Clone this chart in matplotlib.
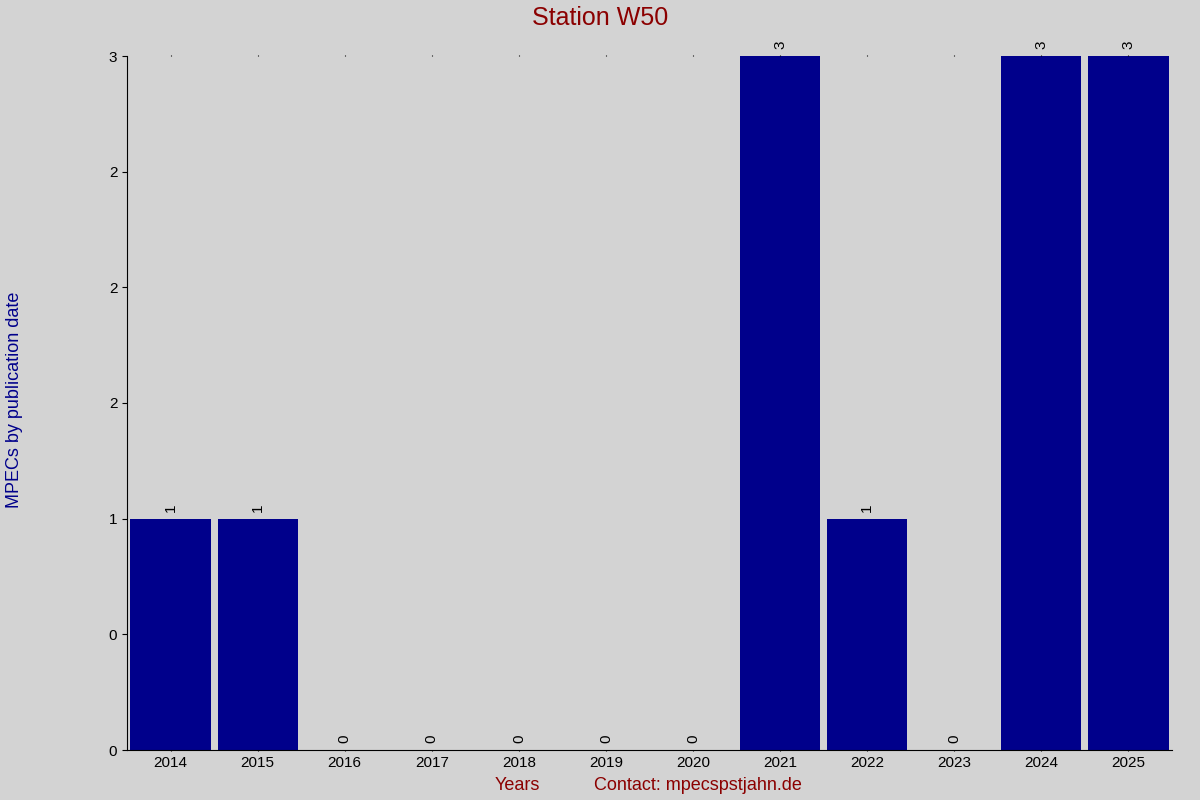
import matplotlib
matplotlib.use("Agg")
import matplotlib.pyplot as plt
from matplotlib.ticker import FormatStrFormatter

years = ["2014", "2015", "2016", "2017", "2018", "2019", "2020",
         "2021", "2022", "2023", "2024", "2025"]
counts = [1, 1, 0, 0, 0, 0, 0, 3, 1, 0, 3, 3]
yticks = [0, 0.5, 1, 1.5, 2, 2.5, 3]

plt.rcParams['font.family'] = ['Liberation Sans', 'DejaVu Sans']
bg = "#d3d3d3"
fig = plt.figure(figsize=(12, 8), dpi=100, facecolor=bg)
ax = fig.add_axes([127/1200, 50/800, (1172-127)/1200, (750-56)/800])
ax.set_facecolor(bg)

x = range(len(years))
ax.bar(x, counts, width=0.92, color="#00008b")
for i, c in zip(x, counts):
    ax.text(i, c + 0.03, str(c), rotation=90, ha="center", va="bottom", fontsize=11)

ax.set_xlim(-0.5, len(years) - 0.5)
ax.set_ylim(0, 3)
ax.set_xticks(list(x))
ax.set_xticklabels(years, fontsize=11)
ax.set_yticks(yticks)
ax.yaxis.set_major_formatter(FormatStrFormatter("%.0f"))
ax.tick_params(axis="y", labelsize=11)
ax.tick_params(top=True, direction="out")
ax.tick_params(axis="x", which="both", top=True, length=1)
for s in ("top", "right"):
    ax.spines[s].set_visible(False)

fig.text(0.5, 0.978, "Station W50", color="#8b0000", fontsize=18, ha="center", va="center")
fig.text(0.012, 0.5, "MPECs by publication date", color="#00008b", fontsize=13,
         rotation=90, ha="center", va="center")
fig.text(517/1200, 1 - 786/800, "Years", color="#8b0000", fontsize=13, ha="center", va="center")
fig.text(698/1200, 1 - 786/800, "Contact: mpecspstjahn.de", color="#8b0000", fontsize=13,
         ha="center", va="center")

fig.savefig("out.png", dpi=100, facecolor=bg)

PROBLEM - Extract the lines exactly, please: the first line of the listing, the line with "ax.set_facecolor(bg)", and every line between them, but no pictures.

WRITTEN RESPONSE -
Clone this chart in matplotlib.
import matplotlib
matplotlib.use("Agg")
import matplotlib.pyplot as plt
from matplotlib.ticker import FormatStrFormatter

years = ["2014", "2015", "2016", "2017", "2018", "2019", "2020",
         "2021", "2022", "2023", "2024", "2025"]
counts = [1, 1, 0, 0, 0, 0, 0, 3, 1, 0, 3, 3]
yticks = [0, 0.5, 1, 1.5, 2, 2.5, 3]

plt.rcParams['font.family'] = ['Liberation Sans', 'DejaVu Sans']
bg = "#d3d3d3"
fig = plt.figure(figsize=(12, 8), dpi=100, facecolor=bg)
ax = fig.add_axes([127/1200, 50/800, (1172-127)/1200, (750-56)/800])
ax.set_facecolor(bg)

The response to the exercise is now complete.